Spotlight is perhaps one of the most understated features of iOS. It was introduced a few years ago and hasn’t seen many changes in its feature set. Yet this built-in search function is quite capable.
Let’s take a look at what Spotlight is and at what it can do not only as a standalone search function, but also when working within your iPhone, iPod Touch or iPad’s apps.
Understanding Spotlight Searches
While not as advanced as its OS X counterpart, Spotlight on iOS can also perform some thorough searches. Its main limitation however, is that it uses a “starts with” approach. This means that to find something, you will need to type the letters a word starts with, because Spotlight will not search in the middle of words.
There are some exceptions though: Spotlight will treat each word as a separate one even within a larger word if the shorter one starts with a cap letter. So if you have the word ThirtySeven, you can safely search for “seven” and that word will be found.
Configuring Spotlight Search Settings
You can narrow down the types of results that Spotlight provides you with when you search, as well as sorting the order in which these types of results are shown.
To do so, on your iPhone, or other iOS device Home screen, tap on Settings > General > Spotlight Search. There you will be able to check or uncheck any type of result that you don’t want displayed when searching. You can also drag those types of results to sort the order in which you would like to see them displayed when you search.
Using Spotlight With Your iPhone’s Native Apps
Using Spotlight independently on your iPhone or iOS device is as easy as swiping right from your Home screen. However, Spotlight not only works as an independent search function on iOS, it is also deeply integrated with some apps to help you find information faster. Here are a couple of examples of Spotlight being used by iOS native apps.
When using Spotlight on its own, it will only search the To, From and Subject fields or your email messages. Yet when using it from within the native Mail app and tapping the All option, it will also search the entire body of your messages, as well as searching on your email server.
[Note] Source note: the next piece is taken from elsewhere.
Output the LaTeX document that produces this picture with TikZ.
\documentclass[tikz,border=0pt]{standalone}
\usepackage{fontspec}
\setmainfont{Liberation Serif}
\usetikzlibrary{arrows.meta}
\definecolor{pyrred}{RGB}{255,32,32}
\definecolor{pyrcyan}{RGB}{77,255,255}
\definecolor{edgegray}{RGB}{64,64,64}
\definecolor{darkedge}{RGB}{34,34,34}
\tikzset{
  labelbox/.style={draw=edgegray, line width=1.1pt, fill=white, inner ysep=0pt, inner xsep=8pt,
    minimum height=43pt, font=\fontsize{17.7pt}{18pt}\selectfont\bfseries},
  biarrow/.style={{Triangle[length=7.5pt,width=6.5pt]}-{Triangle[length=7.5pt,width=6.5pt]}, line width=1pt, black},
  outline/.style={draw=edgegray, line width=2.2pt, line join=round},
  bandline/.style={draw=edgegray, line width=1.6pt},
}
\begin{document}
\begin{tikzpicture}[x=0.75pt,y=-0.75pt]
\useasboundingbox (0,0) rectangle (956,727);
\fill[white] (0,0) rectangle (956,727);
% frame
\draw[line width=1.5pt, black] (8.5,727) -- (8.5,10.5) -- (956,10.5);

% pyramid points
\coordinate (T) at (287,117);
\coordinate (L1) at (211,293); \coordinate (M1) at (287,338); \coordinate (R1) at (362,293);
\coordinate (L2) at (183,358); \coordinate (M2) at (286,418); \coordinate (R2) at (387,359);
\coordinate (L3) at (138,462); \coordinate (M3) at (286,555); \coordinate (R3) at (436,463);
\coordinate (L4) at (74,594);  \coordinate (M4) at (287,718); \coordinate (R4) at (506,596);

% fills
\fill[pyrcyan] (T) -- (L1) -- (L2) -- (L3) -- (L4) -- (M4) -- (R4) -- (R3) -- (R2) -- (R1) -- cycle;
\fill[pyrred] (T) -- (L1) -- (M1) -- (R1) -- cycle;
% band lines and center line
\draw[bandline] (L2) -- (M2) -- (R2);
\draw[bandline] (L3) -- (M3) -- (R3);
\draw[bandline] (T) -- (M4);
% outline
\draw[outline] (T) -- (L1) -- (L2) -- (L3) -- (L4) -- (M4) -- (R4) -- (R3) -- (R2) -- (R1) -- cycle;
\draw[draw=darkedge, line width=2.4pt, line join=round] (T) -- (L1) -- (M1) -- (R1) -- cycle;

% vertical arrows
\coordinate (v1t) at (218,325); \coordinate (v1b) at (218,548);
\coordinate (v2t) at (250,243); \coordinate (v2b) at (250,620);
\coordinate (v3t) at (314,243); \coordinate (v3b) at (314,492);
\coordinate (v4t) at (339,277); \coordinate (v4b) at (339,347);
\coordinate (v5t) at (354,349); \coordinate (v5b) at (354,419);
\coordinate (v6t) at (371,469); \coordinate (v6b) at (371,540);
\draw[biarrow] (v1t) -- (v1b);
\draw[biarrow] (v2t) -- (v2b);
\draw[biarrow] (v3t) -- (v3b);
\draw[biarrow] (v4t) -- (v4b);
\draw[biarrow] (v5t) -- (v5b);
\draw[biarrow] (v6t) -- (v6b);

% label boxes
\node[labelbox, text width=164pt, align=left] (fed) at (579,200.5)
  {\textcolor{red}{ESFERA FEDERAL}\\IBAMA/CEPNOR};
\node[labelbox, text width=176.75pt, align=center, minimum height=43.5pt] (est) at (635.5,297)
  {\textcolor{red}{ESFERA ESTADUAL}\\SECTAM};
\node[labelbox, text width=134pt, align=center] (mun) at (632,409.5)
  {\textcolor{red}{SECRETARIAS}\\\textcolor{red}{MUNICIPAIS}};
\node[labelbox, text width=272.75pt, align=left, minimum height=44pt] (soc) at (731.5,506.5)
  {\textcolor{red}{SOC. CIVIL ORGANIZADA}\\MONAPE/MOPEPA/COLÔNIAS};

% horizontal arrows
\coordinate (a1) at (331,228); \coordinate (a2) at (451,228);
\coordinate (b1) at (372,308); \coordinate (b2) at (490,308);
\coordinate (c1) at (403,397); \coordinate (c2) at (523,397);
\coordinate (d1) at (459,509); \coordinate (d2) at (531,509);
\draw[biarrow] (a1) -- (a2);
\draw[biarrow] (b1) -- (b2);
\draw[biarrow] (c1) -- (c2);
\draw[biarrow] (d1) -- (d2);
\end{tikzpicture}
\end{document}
Used within the Calendar app, Spotlight will find events from up to two years after and before of the current date, including recurring events. Spotlight will also search for data inside events, like notes, location and such.
And there you have it. Spotlight in and on itself might not be as prominent when using your iOS device as Siri can be. Yet it is still a powerful and indispensable tool for anyone who searches within apps often.